The Food and Drug Administration on Thursday approved a second home-use antiviral pill to treat COVID-19. Approval for the drug, called molnupiravir, came a day after the agency signed on to Pfizer’s antiviral COVID-19, called Paxlovid. Both drugs reduce the risk of hospitalization and death in people diagnosed with COVID-19 and at risk of a severe case of the disease.
Molnupiravir, made by pharmaceutical company Merck, is approved for people 18 years and older who are at high risk of becoming seriously ill if they contract the coronavirus. It’s a higher age limit than Paxlovid, which is cleared for people ages 12 and older because molnupiravir can affect bone and cartilage growth, the FDA said in a statement.

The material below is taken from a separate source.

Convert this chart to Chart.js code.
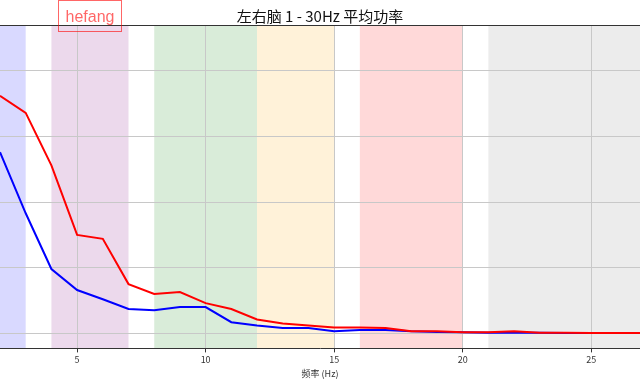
<!DOCTYPE html>
<html>
<head>
<meta charset="utf-8">
<script src="https://cdn.jsdelivr.net/npm/chart.js@4"></script>
<style>
  html, body { margin: 0; padding: 0; background: #fff; }
  #wrap { width: 640px; height: 384px; }
</style>
</head>
<body>
<div id="wrap"><canvas id="powerChart"></canvas></div>
<script>
// 频率 (Hz)
const freqs = [2, 3, 4, 5, 6, 7, 8, 9, 10, 11, 12, 13, 14, 15, 16, 17, 18, 19, 20, 21, 22, 23, 24, 25, 26, 27];
// 两条平均功率曲线
const redPower  = [3.62, 3.36, 2.56, 1.50, 1.44, 0.75, 0.60, 0.63, 0.46, 0.37, 0.21, 0.15, 0.12, 0.09, 0.09, 0.08, 0.03, 0.03, 0.015, 0.015, 0.03, 0.01, 0.01, 0.005, 0.005, 0.005];
const bluePower = [2.76, 1.83, 0.98, 0.66, 0.52, 0.37, 0.35, 0.40, 0.40, 0.17, 0.12, 0.08, 0.08, 0.03, 0.05, 0.05, 0.03, 0.02, 0.015, 0.01, 0.01, 0.01, 0.005, 0.005, 0.005, 0.005];
// 频段 [起, 止]
const bandNames  = ['delta', 'theta', 'alpha', 'smr', 'beta', 'gamma'];
const bandRanges = [[0, 3], [4, 7], [8, 12], [12, 15], [16, 20], [21, 31]];
const bandColors = ['rgba(0,0,255,0.15)', 'rgba(128,0,128,0.15)', 'rgba(0,128,0,0.15)',
                    'rgba(255,165,0,0.15)', 'rgba(255,0,0,0.15)', 'rgba(128,128,128,0.15)'];
const xTicks = [5, 10, 15, 20, 25];

const cjk = '"Noto Sans CJK SC", "DejaVu Sans", sans-serif';

// 背景频段
const bandsPlugin = {
  id: 'bands',
  beforeDraw(chart) {
    const { ctx, chartArea: a, scales: { x } } = chart;
    ctx.save();
    ctx.beginPath();
    ctx.rect(a.left, a.top, a.width, a.height);
    ctx.clip();
    bandRanges.forEach(([from, to], i) => {
      const x0 = x.getPixelForValue(from);
      const x1 = x.getPixelForValue(to);
      ctx.fillStyle = bandColors[i];
      ctx.fillRect(x0, a.top, x1 - x0, a.height);
    });
    ctx.restore();
  },
  afterDraw(chart) {
    const { ctx, chartArea: a } = chart;
    ctx.save();
    // 上边框
    ctx.strokeStyle = '#333';
    ctx.lineWidth = 1;
    ctx.beginPath();
    ctx.moveTo(a.left, a.top + 0.5);
    ctx.lineTo(a.right, a.top + 0.5);
    ctx.stroke();
    // 水印
    ctx.strokeStyle = 'rgba(255,0,0,0.6)';
    ctx.strokeRect(58.5, 0.5, 63, 31);
    ctx.fillStyle = 'rgba(255,0,0,0.6)';
    ctx.font = '16px "Liberation Sans", Arial, sans-serif';
    ctx.textAlign = 'center';
    ctx.textBaseline = 'alphabetic';
    ctx.fillText('hefang', 90, 22);
    ctx.restore();
  }
};

new Chart(document.getElementById('powerChart'), {
  type: 'line',
  data: {
    labels: freqs,
    datasets: [{
      label: 'red',
      data: freqs.map((f, i) => ({ x: f, y: redPower[i] })),
      borderColor: '#ff0000',
      borderWidth: 2,
      pointRadius: 0,
      tension: 0
    }, {
      label: 'blue',
      data: freqs.map((f, i) => ({ x: f, y: bluePower[i] })),
      borderColor: '#0000ff',
      borderWidth: 2,
      pointRadius: 0,
      tension: 0
    }]
  },
  options: {
    responsive: true,
    maintainAspectRatio: false,
    animation: false,
    layout: { padding: 0 },
    plugins: {
      legend: { display: false },
      tooltip: { enabled: false },
      title: {
        display: true,
        text: '左右脑 1 - 30Hz 平均功率',
        color: '#111',
        font: { family: cjk, size: 15, weight: 'normal' },
        padding: { top: 7, bottom: 0 }
      }
    },
    scales: {
      x: {
        type: 'linear',
        min: 2,
        max: 26.9,
        afterBuildTicks: s => { s.ticks = xTicks.map(v => ({ value: v })); },
        ticks: { color: '#333', font: { family: cjk, size: 9 }, padding: 2, maxRotation: 0 },
        grid: { color: '#c8c8c8', tickColor: '#333', tickLength: 4 },
        border: { display: true, color: '#333', width: 1 },
        title: {
          display: true,
          text: '频率 (Hz)',
          color: '#333',
          font: { family: cjk, size: 9 },
          padding: { top: 1, bottom: 5 }
        }
      },
      y: {
        min: -0.23,
        max: 4.7,
        ticks: { display: false, stepSize: 1, includeBounds: false },
        grid: { color: '#c8c8c8', drawTicks: false },
        border: { display: false }
      }
    }
  },
  plugins: [bandsPlugin]
});
</script>
</body>
</html>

Like Paxlovid, patients must start taking Merck’s drug within a few days of developing symptoms for it to be most effective. That can be difficult in the United States, where testing to confirm someone has COVID-19 is often slow and limited — especially during peaks in cases when treatments are most needed.
In a clinical study, molnupiravir initially appeared to reduce the risk of hospitalization and death by about half. However, additional evaluation found it to be only about 30 percent effective. That’s much less effective than Paxlovid, which reduced hospitalizations and deaths for high-risk groups by 89 percent in a clinical trial.
Despite the lower efficacy, the US may be dependent on molnupiravir for the foreseeable future — the Biden administration expects to have 3 million courses of the Merck drug available by the end of January, but only 265,000 courses of Paxlovid. The federal government began allocating Paxlovid courses to states after its approval yesterday.